**Listed records**.
────────────────────

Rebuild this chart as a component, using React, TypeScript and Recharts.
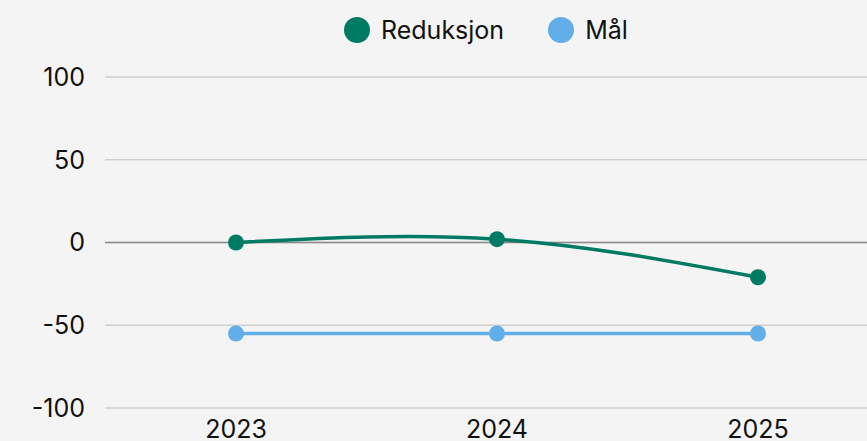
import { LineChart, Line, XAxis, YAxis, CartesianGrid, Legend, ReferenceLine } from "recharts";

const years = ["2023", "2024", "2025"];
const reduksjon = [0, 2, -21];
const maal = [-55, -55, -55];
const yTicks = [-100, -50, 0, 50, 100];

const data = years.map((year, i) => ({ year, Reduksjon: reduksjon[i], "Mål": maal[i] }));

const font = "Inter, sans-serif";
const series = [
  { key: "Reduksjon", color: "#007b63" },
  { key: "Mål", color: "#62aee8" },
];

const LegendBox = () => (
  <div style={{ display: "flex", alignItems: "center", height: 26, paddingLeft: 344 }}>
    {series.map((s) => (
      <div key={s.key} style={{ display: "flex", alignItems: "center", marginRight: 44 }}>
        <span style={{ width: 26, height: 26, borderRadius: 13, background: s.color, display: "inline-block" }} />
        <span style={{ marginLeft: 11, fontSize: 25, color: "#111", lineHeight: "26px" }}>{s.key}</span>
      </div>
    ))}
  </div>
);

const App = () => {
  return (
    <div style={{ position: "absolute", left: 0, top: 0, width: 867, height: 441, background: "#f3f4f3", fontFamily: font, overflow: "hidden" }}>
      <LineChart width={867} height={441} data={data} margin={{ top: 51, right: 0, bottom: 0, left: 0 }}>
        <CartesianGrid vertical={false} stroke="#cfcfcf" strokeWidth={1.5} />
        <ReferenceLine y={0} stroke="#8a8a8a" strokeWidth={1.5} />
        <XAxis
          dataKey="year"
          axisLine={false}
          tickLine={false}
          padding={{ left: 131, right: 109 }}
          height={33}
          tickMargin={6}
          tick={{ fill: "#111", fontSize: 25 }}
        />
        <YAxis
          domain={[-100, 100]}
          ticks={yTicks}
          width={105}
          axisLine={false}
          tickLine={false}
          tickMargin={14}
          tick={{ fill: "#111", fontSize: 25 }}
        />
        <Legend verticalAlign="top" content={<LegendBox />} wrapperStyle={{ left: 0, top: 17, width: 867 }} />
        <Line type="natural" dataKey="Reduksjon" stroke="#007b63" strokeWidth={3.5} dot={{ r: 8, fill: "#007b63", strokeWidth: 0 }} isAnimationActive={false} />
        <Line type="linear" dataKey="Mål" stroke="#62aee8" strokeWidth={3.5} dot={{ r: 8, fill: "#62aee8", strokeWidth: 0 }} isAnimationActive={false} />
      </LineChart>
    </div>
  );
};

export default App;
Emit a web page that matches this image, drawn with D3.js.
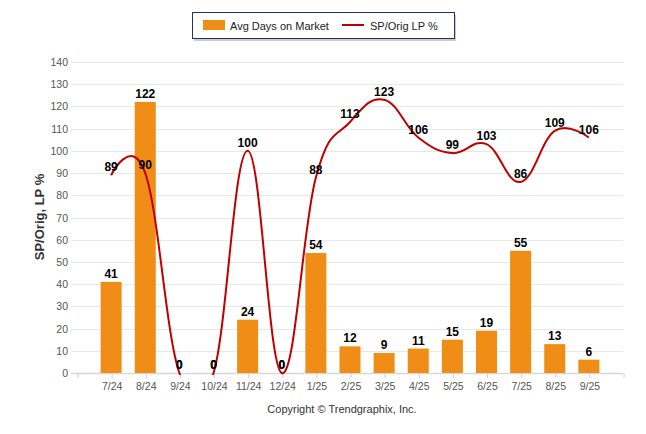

────────────────────

Reproduce each line exactly, please, except for any pictures.

Rebuild this chart as a component, using React, TypeScript and Recharts.
import { LineChart, Line, XAxis, YAxis, CartesianGrid, Legend, ReferenceLine } from "recharts";

const years = ["2023", "2024", "2025"];
const reduksjon = [0, 2, -21];
const maal = [-55, -55, -55];
const yTicks = [-100, -50, 0, 50, 100];

const data = years.map((year, i) => ({ year, Reduksjon: reduksjon[i], "Mål": maal[i] }));

const font = "Inter, sans-serif";
const series = [
  { key: "Reduksjon", color: "#007b63" },
  { key: "Mål", color: "#62aee8" },
];

const LegendBox = () => (
  <div style={{ display: "flex", alignItems: "center", height: 26, paddingLeft: 344 }}>
    {series.map((s) => (
      <div key={s.key} style={{ display: "flex", alignItems: "center", marginRight: 44 }}>
        <span style={{ width: 26, height: 26, borderRadius: 13, background: s.color, display: "inline-block" }} />
        <span style={{ marginLeft: 11, fontSize: 25, color: "#111", lineHeight: "26px" }}>{s.key}</span>
      </div>
    ))}
  </div>
);

const App = () => {
  return (
    <div style={{ position: "absolute", left: 0, top: 0, width: 867, height: 441, background: "#f3f4f3", fontFamily: font, overflow: "hidden" }}>
      <LineChart width={867} height={441} data={data} margin={{ top: 51, right: 0, bottom: 0, left: 0 }}>
        <CartesianGrid vertical={false} stroke="#cfcfcf" strokeWidth={1.5} />
        <ReferenceLine y={0} stroke="#8a8a8a" strokeWidth={1.5} />
        <XAxis
          dataKey="year"
          axisLine={false}
          tickLine={false}
          padding={{ left: 131, right: 109 }}
          height={33}
          tickMargin={6}
          tick={{ fill: "#111", fontSize: 25 }}
        />
        <YAxis
          domain={[-100, 100]}
          ticks={yTicks}
          width={105}
          axisLine={false}
          tickLine={false}
          tickMargin={14}
          tick={{ fill: "#111", fontSize: 25 }}
        />
        <Legend verticalAlign="top" content={<LegendBox />} wrapperStyle={{ left: 0, top: 17, width: 867 }} />
        <Line type="natural" dataKey="Reduksjon" stroke="#007b63" strokeWidth={3.5} dot={{ r: 8, fill: "#007b63", strokeWidth: 0 }} isAnimationActive={false} />
        <Line type="linear" dataKey="Mål" stroke="#62aee8" strokeWidth={3.5} dot={{ r: 8, fill: "#62aee8", strokeWidth: 0 }} isAnimationActive={false} />
      </LineChart>
    </div>
  );
};

export default App;
Emit a web page that matches this image, drawn with D3.js.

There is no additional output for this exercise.